On his book Gravity’s Ghost: Scientific Discovery in the Twenty-first Century

Cover Interview of June 22, 2011

The wide angle

I’ve been doing this kind of work since 1972 when I was a graduate student doing my PhD.

In that year I drove 5,000 miles in an old car, a big white Ford Galaxy, up into Canada and then along Route 66 into California.  All the way I was stopping off and interviewing scientists in different universities and other locations about four topics.  One of those was gravitational waves.

At the time there was a controversy about whether Joseph Weber, the pioneer of the field, had actually seen the waves.  By about 1975, no one believed he had seen them—though Joe Weber, who died in 2000, never changed his mind.

On my 1972 drive, and a subsequent return trip across the USA in 1975, I collected the reasons people gave for their changing views—I looked at what made them change their minds.  I’m still looking at the same field of science.  And those gravitational waves have still not been detected according the consensus view even though, over the years, about half-a-dozen claims to have seen them have been made.

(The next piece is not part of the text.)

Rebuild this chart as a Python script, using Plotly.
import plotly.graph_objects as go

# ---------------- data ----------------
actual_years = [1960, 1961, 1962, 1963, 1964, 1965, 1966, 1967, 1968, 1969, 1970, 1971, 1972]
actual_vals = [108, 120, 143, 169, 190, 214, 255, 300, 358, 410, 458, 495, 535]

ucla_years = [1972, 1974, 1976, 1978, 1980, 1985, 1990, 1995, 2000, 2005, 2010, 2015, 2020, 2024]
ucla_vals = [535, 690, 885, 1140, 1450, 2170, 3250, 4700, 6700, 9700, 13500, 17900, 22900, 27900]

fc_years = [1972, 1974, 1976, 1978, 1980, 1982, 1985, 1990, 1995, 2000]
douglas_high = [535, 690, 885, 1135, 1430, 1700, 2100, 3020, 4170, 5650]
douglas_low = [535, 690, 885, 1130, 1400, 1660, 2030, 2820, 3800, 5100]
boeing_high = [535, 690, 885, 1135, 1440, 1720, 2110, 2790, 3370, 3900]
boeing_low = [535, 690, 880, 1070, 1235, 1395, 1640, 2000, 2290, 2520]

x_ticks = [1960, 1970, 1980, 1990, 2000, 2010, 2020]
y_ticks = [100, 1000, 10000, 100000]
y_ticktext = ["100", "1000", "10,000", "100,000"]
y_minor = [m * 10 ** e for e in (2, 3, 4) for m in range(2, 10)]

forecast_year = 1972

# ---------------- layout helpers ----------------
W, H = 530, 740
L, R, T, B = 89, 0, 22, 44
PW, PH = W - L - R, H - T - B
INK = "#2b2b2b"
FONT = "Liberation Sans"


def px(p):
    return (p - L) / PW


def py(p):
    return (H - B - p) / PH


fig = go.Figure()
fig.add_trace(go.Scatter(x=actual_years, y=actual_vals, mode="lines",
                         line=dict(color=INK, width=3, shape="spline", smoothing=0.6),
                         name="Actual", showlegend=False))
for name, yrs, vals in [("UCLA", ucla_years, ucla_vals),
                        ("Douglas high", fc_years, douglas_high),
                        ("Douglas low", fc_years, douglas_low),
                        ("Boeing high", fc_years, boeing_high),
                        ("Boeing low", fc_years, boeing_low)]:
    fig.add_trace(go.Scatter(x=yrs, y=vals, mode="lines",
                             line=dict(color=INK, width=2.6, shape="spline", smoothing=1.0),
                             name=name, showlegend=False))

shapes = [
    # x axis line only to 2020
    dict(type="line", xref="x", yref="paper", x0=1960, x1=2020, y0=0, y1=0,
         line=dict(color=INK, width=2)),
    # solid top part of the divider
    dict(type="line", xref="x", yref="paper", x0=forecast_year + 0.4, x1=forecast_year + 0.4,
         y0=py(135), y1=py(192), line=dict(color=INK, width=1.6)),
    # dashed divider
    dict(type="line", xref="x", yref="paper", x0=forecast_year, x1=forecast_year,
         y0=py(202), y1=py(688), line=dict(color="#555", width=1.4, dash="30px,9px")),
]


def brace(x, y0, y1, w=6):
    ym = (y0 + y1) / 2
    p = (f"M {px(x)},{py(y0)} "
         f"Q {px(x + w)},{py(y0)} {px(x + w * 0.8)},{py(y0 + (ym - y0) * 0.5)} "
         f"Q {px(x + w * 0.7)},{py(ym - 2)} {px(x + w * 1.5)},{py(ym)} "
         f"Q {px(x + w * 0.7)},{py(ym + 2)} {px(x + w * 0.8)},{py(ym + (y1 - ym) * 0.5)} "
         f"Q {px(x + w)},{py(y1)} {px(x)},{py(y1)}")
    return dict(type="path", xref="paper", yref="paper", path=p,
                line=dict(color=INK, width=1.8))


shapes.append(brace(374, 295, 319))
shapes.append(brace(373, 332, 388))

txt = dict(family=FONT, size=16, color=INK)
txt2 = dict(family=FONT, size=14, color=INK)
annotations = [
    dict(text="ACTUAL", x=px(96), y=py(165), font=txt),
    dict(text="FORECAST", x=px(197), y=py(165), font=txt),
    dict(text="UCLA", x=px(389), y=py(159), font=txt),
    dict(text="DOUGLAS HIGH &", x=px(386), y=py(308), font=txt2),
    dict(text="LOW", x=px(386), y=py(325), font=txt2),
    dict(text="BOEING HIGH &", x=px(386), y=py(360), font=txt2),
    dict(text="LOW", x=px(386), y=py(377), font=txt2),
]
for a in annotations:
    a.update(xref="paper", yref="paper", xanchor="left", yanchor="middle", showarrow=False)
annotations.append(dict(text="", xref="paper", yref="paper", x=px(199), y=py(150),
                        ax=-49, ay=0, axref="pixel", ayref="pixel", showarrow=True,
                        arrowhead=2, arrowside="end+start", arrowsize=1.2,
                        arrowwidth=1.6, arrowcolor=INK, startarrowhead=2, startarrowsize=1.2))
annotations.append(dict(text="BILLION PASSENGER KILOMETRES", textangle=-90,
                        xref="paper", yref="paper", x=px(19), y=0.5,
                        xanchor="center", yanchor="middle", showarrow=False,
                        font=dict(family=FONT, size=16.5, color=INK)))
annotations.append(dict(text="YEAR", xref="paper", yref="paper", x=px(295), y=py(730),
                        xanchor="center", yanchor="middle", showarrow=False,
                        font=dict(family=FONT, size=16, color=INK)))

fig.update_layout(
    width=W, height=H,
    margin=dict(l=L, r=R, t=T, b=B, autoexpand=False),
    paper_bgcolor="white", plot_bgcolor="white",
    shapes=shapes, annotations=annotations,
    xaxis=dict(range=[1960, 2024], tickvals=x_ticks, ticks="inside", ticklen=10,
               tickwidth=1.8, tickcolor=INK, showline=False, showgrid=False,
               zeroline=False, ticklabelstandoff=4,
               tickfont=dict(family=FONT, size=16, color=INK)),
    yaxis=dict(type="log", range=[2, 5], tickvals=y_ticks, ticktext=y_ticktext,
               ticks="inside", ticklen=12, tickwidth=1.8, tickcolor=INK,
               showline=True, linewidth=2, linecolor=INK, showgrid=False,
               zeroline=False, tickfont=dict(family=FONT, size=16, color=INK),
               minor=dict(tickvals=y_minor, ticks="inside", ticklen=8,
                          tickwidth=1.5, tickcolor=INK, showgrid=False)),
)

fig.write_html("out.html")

When I started you could build a state-of-the-art gravitational wave detector in one laboratory room for a few tens of thousands of dollars.  Nowadays it’s a multi-national, billion-dollar project using enormous interferometers.

In 2004 I published a 876 page book called Gravity’s Shadow, which explains how the field grew from the beginning to the early 2000s, looking at all the claims that fell by the wayside and how they were pushed aside, looking at how the field grew from a small science to a big science and the strains that were involved, and looking at the way the scientific knowledge was constructed.

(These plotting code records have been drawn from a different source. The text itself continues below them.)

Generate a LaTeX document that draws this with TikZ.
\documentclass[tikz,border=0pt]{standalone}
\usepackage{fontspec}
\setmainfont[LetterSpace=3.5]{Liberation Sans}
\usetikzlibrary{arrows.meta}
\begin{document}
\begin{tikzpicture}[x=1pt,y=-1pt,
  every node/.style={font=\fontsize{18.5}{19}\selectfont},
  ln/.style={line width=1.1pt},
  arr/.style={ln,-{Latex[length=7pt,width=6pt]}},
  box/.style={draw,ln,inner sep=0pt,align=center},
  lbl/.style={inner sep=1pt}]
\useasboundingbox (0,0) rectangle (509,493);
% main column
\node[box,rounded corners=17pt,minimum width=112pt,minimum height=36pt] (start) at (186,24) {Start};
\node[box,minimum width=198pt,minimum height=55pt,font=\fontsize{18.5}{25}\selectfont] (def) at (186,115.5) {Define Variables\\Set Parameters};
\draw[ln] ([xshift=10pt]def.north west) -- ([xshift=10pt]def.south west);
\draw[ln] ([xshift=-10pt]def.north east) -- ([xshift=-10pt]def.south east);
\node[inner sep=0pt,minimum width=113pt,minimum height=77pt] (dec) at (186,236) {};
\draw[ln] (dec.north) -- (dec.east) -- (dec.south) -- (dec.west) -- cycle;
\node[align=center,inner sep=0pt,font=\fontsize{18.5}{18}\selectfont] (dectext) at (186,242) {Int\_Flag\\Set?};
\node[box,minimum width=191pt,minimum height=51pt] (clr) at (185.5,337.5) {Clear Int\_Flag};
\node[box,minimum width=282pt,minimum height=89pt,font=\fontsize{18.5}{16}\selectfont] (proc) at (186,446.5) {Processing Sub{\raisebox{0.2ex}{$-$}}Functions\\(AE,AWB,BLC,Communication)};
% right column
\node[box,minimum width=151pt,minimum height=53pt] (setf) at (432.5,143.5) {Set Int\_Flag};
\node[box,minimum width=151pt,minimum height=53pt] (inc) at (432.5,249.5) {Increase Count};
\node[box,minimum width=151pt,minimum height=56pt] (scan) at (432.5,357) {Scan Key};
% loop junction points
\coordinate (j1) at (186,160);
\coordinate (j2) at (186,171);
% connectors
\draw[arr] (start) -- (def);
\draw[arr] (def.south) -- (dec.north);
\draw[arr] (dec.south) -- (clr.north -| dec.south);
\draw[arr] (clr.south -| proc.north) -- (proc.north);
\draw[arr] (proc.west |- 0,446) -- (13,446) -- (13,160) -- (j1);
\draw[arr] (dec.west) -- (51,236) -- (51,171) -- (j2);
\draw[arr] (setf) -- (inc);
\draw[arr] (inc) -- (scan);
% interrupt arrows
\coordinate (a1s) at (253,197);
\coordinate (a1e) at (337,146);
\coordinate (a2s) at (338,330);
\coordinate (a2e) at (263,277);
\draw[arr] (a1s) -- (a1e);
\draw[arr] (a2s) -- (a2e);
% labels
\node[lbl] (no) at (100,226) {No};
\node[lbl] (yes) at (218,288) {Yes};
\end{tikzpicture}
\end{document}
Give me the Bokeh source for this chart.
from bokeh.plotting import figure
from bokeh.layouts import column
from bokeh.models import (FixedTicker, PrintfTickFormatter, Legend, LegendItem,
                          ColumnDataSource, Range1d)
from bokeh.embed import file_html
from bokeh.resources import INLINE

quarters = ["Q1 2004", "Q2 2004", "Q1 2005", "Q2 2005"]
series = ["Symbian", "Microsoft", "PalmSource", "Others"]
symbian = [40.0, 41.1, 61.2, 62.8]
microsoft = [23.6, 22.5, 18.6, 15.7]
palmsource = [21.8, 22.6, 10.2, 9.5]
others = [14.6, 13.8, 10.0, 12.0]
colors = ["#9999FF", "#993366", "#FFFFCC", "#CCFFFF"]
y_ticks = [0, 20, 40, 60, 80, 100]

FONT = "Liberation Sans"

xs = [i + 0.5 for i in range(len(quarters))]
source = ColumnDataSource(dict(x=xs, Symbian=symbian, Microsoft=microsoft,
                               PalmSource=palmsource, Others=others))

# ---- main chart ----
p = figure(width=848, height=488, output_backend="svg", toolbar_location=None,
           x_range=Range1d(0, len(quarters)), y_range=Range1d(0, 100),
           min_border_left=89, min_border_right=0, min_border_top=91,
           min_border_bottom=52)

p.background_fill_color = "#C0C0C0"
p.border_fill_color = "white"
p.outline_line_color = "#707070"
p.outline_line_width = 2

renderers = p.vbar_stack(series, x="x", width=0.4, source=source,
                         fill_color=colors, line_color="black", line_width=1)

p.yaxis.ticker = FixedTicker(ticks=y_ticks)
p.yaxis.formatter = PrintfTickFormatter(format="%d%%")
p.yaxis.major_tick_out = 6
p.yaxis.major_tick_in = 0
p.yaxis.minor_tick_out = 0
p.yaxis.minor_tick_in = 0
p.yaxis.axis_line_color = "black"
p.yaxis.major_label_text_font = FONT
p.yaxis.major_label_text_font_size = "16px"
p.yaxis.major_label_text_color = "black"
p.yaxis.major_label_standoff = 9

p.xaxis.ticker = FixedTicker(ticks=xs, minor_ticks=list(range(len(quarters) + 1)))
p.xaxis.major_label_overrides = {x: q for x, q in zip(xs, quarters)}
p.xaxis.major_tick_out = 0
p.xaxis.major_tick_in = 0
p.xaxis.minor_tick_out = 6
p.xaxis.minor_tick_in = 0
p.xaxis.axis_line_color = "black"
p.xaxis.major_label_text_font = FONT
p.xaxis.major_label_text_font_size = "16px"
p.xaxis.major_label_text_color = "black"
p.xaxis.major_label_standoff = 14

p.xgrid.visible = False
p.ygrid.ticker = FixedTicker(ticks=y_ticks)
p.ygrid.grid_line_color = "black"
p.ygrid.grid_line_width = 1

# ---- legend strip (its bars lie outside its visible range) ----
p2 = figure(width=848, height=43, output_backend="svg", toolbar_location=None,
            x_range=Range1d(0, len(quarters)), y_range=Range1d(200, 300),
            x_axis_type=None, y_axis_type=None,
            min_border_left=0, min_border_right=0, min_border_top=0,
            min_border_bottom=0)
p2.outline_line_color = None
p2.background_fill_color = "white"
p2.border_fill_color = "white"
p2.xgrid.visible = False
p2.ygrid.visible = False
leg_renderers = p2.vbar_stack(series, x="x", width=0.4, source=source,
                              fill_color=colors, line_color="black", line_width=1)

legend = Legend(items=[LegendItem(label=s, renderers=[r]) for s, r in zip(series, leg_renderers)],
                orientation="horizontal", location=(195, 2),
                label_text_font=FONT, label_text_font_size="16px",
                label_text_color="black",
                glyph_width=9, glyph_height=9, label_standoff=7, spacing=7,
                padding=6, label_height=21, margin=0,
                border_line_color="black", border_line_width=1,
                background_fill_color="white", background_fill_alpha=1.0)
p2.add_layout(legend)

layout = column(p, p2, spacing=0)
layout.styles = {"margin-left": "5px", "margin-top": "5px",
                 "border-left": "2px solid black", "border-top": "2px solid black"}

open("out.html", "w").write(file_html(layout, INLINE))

This work is just the most sustained element of a program in which I try to understand the nature of knowledge by watching it being made.  Thus, I have also written on parapsychology, on the development of a certain kind of laser, on certain famous historical episodes in science, such as the proof of the theory of relativity.

Gravity’s Ghost marks a new departure in that the last chapter, called the Envoi, is about the role of science in our society and where science is and ought to be going.  The main part of the book is the case study of the Equinox Event written up as a detective story but that last chapter looks back on all the wonderful scientific argument we have witnessed and asks how it can be sustained given the pressures of modern life.